Code that draws figures:

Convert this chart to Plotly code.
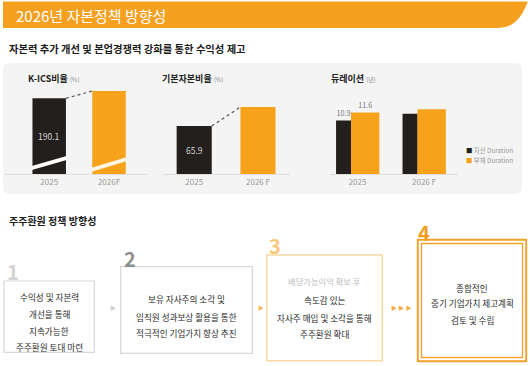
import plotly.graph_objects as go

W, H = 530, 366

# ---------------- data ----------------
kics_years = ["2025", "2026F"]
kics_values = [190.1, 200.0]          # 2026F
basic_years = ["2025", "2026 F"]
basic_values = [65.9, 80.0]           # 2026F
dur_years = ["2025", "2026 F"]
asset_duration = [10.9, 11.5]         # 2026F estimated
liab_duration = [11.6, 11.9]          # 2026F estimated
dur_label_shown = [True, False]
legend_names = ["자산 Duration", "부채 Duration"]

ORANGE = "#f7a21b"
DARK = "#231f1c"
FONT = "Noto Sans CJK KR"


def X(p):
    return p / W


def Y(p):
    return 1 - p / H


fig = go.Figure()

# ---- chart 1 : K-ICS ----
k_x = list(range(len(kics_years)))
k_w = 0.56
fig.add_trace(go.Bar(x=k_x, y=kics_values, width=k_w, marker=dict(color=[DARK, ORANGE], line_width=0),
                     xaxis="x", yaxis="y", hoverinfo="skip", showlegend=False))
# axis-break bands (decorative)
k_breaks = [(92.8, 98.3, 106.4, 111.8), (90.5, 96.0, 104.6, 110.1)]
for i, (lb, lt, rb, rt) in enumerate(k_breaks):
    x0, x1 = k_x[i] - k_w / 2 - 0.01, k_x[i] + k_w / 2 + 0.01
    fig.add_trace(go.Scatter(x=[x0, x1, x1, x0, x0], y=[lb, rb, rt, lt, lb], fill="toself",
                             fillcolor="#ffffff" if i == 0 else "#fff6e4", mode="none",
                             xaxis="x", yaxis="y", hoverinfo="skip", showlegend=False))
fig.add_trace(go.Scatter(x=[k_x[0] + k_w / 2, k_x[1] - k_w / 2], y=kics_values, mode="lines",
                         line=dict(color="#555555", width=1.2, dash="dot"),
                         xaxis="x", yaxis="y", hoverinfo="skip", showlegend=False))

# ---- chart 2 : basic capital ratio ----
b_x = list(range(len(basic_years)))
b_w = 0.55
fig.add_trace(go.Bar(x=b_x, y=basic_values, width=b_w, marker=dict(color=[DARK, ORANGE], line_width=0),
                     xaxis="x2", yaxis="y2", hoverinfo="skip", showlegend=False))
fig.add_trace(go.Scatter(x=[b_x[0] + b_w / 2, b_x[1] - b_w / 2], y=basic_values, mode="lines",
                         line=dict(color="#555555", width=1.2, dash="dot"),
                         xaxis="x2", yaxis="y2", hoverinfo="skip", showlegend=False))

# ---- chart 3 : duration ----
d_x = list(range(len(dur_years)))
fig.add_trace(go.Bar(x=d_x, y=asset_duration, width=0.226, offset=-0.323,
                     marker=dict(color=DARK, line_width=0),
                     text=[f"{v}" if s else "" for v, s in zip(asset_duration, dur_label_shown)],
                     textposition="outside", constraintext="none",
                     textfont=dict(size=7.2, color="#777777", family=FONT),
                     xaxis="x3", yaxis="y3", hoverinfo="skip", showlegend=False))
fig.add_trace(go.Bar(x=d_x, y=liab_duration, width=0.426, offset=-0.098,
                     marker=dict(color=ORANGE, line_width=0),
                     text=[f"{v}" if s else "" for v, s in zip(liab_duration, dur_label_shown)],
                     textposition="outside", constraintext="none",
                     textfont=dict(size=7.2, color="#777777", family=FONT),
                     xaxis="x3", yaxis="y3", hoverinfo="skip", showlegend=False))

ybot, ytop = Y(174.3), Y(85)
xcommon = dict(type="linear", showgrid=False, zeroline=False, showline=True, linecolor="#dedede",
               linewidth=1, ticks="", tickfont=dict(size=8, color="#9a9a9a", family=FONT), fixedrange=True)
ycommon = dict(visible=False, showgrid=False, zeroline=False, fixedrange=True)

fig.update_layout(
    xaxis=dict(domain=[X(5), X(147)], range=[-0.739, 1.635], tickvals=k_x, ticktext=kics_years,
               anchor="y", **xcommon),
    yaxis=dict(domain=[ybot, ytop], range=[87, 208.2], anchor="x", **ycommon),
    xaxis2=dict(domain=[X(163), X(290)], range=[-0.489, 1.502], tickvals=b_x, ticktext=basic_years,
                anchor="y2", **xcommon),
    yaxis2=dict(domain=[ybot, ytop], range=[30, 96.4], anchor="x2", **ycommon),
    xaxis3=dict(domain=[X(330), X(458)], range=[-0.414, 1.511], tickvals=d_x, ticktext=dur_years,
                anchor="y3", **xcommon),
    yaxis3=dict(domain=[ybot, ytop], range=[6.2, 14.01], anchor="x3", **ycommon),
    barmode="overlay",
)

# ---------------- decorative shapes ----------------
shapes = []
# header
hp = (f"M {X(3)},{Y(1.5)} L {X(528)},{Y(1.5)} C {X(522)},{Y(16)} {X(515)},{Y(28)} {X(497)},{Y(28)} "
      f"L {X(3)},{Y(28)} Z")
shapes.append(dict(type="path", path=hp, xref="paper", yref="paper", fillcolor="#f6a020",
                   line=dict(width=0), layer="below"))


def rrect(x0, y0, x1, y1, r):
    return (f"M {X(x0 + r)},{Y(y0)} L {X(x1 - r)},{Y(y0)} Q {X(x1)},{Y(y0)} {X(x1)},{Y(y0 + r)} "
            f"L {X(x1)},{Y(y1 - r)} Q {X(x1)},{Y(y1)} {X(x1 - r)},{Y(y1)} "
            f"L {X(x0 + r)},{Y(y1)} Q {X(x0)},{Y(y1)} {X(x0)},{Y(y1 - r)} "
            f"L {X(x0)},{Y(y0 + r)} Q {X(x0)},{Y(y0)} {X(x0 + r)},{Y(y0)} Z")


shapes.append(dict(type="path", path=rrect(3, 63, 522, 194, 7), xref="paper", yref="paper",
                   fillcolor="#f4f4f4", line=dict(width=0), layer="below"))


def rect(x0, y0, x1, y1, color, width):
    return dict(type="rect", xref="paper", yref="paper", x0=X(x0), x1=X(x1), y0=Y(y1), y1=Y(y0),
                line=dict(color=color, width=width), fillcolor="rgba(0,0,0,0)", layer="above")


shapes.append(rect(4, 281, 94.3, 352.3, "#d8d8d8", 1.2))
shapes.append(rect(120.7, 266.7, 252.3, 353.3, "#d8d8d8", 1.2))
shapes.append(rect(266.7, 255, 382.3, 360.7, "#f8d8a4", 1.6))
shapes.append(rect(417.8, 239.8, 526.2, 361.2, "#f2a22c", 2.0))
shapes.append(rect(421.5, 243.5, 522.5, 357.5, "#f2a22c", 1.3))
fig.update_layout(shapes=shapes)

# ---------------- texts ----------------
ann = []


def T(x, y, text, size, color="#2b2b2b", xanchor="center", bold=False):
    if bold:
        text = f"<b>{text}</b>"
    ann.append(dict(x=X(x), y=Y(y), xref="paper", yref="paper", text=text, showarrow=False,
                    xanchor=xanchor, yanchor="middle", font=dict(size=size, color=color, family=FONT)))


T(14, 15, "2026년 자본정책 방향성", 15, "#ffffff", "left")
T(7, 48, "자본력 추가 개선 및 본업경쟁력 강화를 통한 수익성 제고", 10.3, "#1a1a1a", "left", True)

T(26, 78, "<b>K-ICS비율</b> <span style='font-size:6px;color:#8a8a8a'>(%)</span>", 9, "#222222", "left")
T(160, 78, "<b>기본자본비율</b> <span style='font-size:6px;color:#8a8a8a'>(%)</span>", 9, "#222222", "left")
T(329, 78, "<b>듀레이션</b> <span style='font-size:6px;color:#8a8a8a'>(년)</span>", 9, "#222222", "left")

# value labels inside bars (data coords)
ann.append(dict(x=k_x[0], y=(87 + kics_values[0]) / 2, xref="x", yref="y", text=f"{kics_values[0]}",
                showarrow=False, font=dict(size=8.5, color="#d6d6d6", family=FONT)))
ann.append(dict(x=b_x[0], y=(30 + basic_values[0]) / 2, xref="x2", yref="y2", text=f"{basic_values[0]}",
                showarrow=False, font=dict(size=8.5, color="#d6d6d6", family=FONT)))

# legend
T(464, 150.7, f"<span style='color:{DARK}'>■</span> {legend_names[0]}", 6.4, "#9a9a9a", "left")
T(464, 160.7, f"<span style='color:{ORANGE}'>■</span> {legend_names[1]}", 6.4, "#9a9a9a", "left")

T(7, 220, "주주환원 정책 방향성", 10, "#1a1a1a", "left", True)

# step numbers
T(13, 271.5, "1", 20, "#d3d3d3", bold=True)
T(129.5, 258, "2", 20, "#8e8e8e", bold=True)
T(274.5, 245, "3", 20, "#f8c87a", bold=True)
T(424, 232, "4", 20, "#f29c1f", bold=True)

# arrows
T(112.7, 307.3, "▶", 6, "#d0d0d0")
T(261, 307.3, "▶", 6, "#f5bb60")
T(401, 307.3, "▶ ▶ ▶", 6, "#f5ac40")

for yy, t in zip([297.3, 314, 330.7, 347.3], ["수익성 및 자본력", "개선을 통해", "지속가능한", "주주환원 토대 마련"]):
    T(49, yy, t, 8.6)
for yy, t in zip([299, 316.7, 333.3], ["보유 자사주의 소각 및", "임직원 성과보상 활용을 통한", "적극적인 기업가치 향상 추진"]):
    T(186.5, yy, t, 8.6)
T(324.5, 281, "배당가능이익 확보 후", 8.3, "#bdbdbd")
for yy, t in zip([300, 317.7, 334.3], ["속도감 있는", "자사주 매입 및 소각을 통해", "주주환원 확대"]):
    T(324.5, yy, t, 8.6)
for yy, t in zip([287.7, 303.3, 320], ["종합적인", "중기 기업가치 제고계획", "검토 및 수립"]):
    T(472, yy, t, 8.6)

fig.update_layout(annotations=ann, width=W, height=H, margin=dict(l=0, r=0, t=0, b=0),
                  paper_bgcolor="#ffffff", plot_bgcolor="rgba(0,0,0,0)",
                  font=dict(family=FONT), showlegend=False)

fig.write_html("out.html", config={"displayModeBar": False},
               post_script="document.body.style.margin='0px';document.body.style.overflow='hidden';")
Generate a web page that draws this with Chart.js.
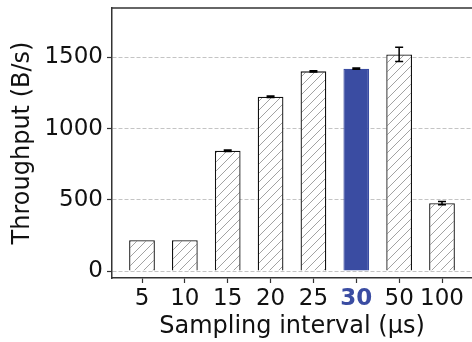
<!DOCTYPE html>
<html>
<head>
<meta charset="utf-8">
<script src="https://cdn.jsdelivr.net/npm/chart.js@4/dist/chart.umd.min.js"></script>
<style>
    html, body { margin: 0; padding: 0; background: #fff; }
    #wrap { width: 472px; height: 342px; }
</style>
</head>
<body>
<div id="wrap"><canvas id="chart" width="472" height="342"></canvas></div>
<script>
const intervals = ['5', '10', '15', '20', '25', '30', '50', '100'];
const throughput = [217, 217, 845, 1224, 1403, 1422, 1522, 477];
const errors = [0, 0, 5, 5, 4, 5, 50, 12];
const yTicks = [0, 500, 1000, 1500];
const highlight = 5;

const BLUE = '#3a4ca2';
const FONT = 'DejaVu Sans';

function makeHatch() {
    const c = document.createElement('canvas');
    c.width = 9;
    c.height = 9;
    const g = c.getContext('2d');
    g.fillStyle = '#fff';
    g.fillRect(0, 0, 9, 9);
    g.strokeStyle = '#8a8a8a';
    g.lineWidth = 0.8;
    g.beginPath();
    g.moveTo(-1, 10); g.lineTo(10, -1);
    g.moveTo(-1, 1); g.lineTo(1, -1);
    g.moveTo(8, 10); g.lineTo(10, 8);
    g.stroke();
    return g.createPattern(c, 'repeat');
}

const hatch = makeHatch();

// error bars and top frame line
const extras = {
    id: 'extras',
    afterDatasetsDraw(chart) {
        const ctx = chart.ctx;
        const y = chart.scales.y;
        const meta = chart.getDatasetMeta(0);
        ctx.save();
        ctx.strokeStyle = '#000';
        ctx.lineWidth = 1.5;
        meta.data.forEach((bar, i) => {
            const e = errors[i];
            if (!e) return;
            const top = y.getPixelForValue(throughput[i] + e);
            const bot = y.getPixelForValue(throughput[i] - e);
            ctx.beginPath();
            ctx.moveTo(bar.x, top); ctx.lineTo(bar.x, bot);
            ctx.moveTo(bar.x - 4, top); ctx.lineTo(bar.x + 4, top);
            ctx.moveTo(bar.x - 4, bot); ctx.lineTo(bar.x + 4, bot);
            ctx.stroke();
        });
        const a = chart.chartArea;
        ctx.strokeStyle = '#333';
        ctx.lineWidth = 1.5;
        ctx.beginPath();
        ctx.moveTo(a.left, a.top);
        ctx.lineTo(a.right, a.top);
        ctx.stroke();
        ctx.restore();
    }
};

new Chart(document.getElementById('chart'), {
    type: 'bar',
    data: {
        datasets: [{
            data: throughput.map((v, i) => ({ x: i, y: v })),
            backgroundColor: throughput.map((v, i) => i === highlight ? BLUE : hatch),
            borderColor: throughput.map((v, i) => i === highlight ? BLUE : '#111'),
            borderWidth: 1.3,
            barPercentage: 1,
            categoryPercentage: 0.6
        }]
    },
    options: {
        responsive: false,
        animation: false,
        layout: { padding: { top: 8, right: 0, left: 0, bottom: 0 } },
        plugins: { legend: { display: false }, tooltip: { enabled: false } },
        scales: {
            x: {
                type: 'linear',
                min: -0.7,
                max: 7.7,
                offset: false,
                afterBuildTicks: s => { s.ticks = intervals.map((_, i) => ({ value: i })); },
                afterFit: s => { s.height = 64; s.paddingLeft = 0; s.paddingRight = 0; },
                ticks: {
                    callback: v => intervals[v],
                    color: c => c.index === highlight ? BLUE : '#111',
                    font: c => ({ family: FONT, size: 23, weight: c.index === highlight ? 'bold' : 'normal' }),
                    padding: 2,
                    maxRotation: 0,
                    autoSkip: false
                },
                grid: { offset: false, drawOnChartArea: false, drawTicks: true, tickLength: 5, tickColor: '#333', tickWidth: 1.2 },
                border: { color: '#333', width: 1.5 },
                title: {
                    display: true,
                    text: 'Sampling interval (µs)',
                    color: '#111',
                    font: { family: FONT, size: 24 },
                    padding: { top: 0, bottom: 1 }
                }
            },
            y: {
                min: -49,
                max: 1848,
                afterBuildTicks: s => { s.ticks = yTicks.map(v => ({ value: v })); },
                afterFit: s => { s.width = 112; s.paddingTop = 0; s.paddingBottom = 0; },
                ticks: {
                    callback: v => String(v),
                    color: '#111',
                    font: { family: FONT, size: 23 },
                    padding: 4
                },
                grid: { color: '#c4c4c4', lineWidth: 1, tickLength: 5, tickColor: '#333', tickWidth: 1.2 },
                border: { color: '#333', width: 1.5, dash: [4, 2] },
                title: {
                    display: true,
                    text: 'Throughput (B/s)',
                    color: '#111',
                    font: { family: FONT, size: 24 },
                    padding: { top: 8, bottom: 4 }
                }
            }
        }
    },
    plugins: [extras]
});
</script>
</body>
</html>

Goal
Restate the lines of the records exactly, starting at the first and stopping after the line with "fig = go.Figure()". Leave out any picture.

Answer below
Convert this chart to Plotly code.
import plotly.graph_objects as go

W, H = 530, 366

# ---------------- data ----------------
kics_years = ["2025", "2026F"]
kics_values = [190.1, 200.0]          # 2026F
basic_years = ["2025", "2026 F"]
basic_values = [65.9, 80.0]           # 2026F
dur_years = ["2025", "2026 F"]
asset_duration = [10.9, 11.5]         # 2026F estimated
liab_duration = [11.6, 11.9]          # 2026F estimated
dur_label_shown = [True, False]
legend_names = ["자산 Duration", "부채 Duration"]

ORANGE = "#f7a21b"
DARK = "#231f1c"
FONT = "Noto Sans CJK KR"


def X(p):
    return p / W


def Y(p):
    return 1 - p / H


fig = go.Figure()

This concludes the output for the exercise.